Perhaps CRP is a more useful marker for neonates. Previous studies have shown that
CRP is the single best biomarker in early detection of neonatal septicemia, and that
serial measurements correspond to the course of the infection, particularly after
the first three day of life. In neonates, CRP is also a useful marker to monitor for
the efficacy of antibiotic treatment.[7]
As a whole, the results from this study represent yet another step towards exploring
further uses of this ubiquitous biomarker. But perhaps, at this stage, it is more
appropriate to say that CRP does correlates with the severity of viral infections
in general, rather than specifically for influenza A infection. Secondly, perhaps
measuring the trend of serial CRP level is more useful than the absolute level itself.
Nonetheless, influenza, being such a common infectious disease, is self-limiting in
most cases. Unfortunately, it can also vary from symptomless infection to the most
severe course of illness, and in some cases, death.

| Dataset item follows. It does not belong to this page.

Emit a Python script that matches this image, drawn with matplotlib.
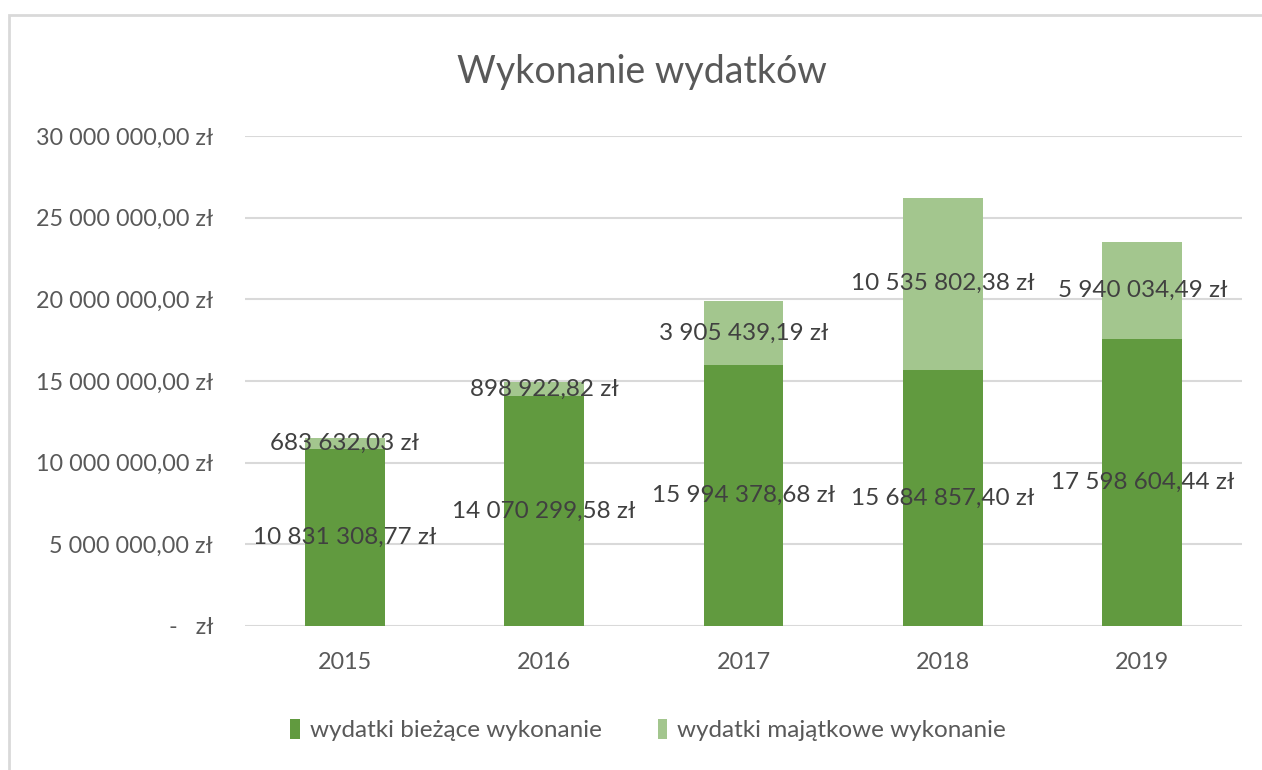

Furthermore, specifically within
the context of pneumonia, CRP is not useful for discriminating between bacterial and
viral infections although as mentioned earlier, the increase in response of bacterial
infections is generally bigger than that of viral infections.[7] In this regard, for
lung infections, CRP is found to be useful marker more as a guide to monitor response
to antibiotic treatment as well as monitoring for the development of complications.
In other words, although higher CRP levels usually correspond to bacterial pneumonia,
especially due to Streptococcus pneumoniae, the ED management should be based on traditional
parameters and clinical assessment rather than on the CRP level. In fact, there is
no data to suggest that CRP is a better prognostic indicator than clinical indicators
secondary to pneumonia. Nonetheless, an elevated CRP level greater than 100 mg/L often
indicates treatment failure.[7]
In conclusion therefore, the ultimate question is not whether CRP can be used to monitor
the progress of infection, but rather, the question is should it be used, and even
if it should be used, when it should be used.